Day: September 3, 2014

Winkler Publishes on Solar Water Disinfection Method of Cleaning Water for Consumption

SODISRichelle Winkler (SS) and Joshua Pearce (MSE/ECE) coauthored “Evaluating the Geographic Viability of the Solar Water Disinfection (SODIS) Method by Decreasing Turbidity with NaCl: A Case Study of South Sudan,” published in the journal Applied Clay Science.

Globally, about one billion people don’t have access to clean drinking water.  One cheap and easy method of cleaning water for consumption is to put it into plastic water bottles and set it in the sun (SODIS), but this method doesn’t work when the water is muddy.  Pearce and his graduate students found that by adding simple table salt to water muddied with clay, the clay would settle the water enough to allow the SODIS method to work. Winkler worked with a graduate student at Princeton University on demographic analysis of the number of people who could potentially benefit from this salt+SODIS approach in Africa. The demographic team used a geographic information system (GIS) to identify geographic regions with the appropriate soil type, then overlaid that data with population estimates. They found that over a million people in South Sudan, a country where access to clean water is limited, could potentially benefit from this method.

Read the full article here.

Winkler Receives Funding for Geothermal Energy Feasibilty Guide

img. from Ohio DNR
img. from Ohio DNR

Richelle Winkler was recently awarded a Phase 1 grant from the Environmental Protection Agency’s P3 (People, Prosperity, and Planet) program to supervise an interdisciplinary team of students to develop a guide that former mining communities can use to self-evaluate the feasibility of tapping into water in abandoned mines for geothermal energy.
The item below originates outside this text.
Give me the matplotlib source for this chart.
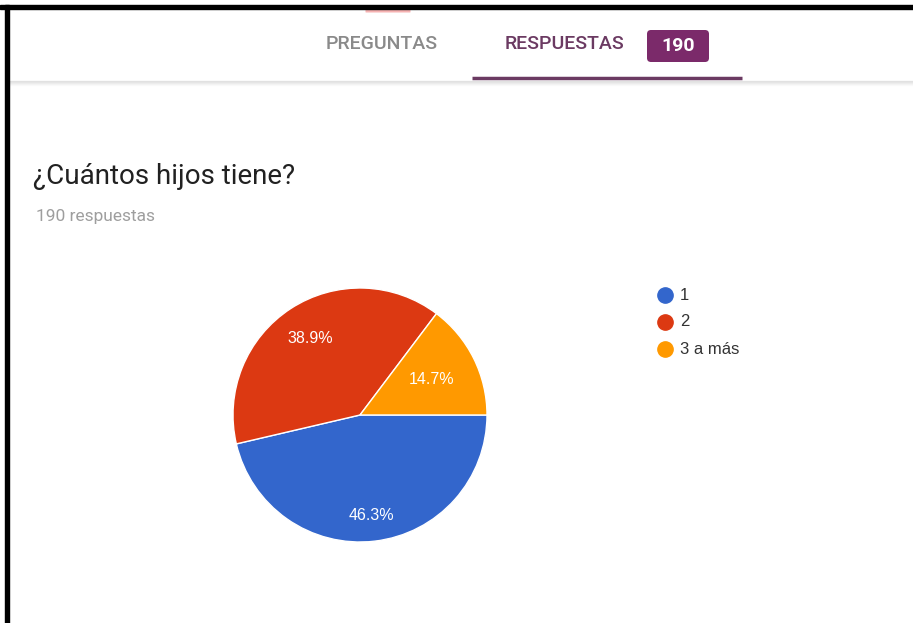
import numpy as np
import matplotlib.pyplot as plt
from matplotlib.patches import Rectangle, FancyBboxPatch

# datos de la encuesta
categorias = ['1', '2', '3 a más']
porcentajes = [46.3, 38.9, 14.7]
colores = ['#3366cc', '#dc3912', '#ff9900']
total_respuestas = 190
pregunta = '¿Cuántos hijos tiene?'

W, H = 913, 623
fig = plt.figure(figsize=(W / 100, H / 100), dpi=100)

# capa de fondo en pixeles (origen arriba a la izquierda)
bg = fig.add_axes([0, 0, 1, 1])
bg.set_xlim(0, W)
bg.set_ylim(H, 0)
bg.axis('off')

# marco negro (arriba e izquierda)
bg.add_patch(Rectangle((0, 5), W, 4, color='black', zorder=5))
bg.add_patch(Rectangle((5, 5), 4, H, color='black', zorder=5))

# restos rojizos del encabezado cortado
bg.add_patch(FancyBboxPatch((366, 9), 44, 3, boxstyle='round,pad=0.5',
                            fc='#f6b3b3', ec='none', zorder=4))

# pestañas
bg.text(382, 44, 'PREGUNTAS', fontsize=14, family='Roboto', weight='medium',
        color='#8a8a8a', ha='center', va='center')
bg.text(565, 44, 'RESPUESTAS', fontsize=14, family='Roboto', weight='medium',
        color='#6b3a62', ha='center', va='center')
bg.add_patch(FancyBboxPatch((647, 30), 62, 32, boxstyle='round,pad=0,rounding_size=4',
                            fc='#7b2a6a', ec='none'))
bg.text(678, 46, str(total_respuestas), fontsize=14, family='Roboto',
        weight='bold', color='white', ha='center', va='center')
bg.plot([472, 742], [78, 78], color='#6b3a62', lw=2.5, solid_capstyle='butt')

# sombra bajo la barra de pestañas
for i, a in enumerate([0.10, 0.07, 0.05, 0.03, 0.015]):
    bg.plot([9, W], [81 + i, 81 + i], color='black', alpha=a, lw=1)

# título de la pregunta
bg.text(33, 184, pregunta, fontsize=20, family='Roboto', color='#212121',
        ha='left', va='baseline')
bg.text(36, 221, f'{total_respuestas} respuestas', fontsize=12.5, family='Roboto',
        color='#9e9e9e', ha='left', va='baseline')

# gráfico circular
cx, cy, r = 360, 415, 127
ax = fig.add_axes([(cx - r) / W, (H - cy - r) / H, 2 * r / W, 2 * r / H])
wedges, _, autotexts = ax.pie(porcentajes, colors=colores, startangle=0,
                              counterclock=False, autopct='%.1f%%',
                              pctdistance=0.75,
                              wedgeprops=dict(edgecolor='white', linewidth=1),
                              textprops=dict(color='white', fontsize=11.5,
                                             family='Liberation Sans'))
ax.set_xlim(-1, 1)
ax.set_ylim(-1, 1)
ax.set_aspect('auto')

# posición de las etiquetas según el tamaño de cada porción
distancias = [0.8, 0.72, 0.63]
for w, t, d in zip(wedges, autotexts, distancias):
    ang = np.deg2rad((w.theta1 + w.theta2) / 2)
    t.set_position((d * np.cos(ang), d * np.sin(ang)))

# leyenda
for i, (cat, c) in enumerate(zip(categorias, colores)):
    y = 295 + 27 * i
    bg.plot(665, y, 'o', ms=11, color=c)
    bg.text(680, y, cat, fontsize=12, family='Liberation Sans', color='#333333',
            ha='left', va='center')

fig.savefig('out.png', dpi=100, facecolor='white')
The student design team, led by Environmental and Energy Policy MS student Edward Louie, will present their guide at the Sustainable Design Expo in Washington DC in April 2015 and compete for a Phase 2 award of $90,000 to implement the project. Social science students are partnering with an Alternative Energy Enterprise team led by Jay Meldrum (Michigan Tech’s Keweenaw Research Center) on this project. The full team is also working closely with a community advisory board made up of leaders in the Calumet, MI community. It was Calumet community members partnering in Winkler’s community-engaged research with Main Street Calumet that started the idea for this project.

West Point Foundry Recognized by Sustainable Sites Initiative

Waterwheel sculpture at the West Point Foundry Preserve
Waterwheel sculpture at WPFP

The Sustainable Sites Initiative—a program designed to ensure that built environments are planned, designed, developed and maintained as healthy, functioning landscapes—has awarded a one-star designation to the West Point Foundry Reserve in Cold Spring Harbor, N.Y. The foundry is the site of several years of research and a number of graduate theses in the Department of Social Sciences’ Industrial Archaeology Program. The conversion was also overseen by a MTY-IA graduate.  See West Point Foundry.

The foundry rehab was also recently noted in the National Trust for Historic Preservation’s Preservation magazine in an article entitled, “Industrial Strength: Cold Spring, N.Y.,” as well as in Hudson Valley Magazine, in an article, “History and Preservation of the West Point Foundry in Cold Spring.”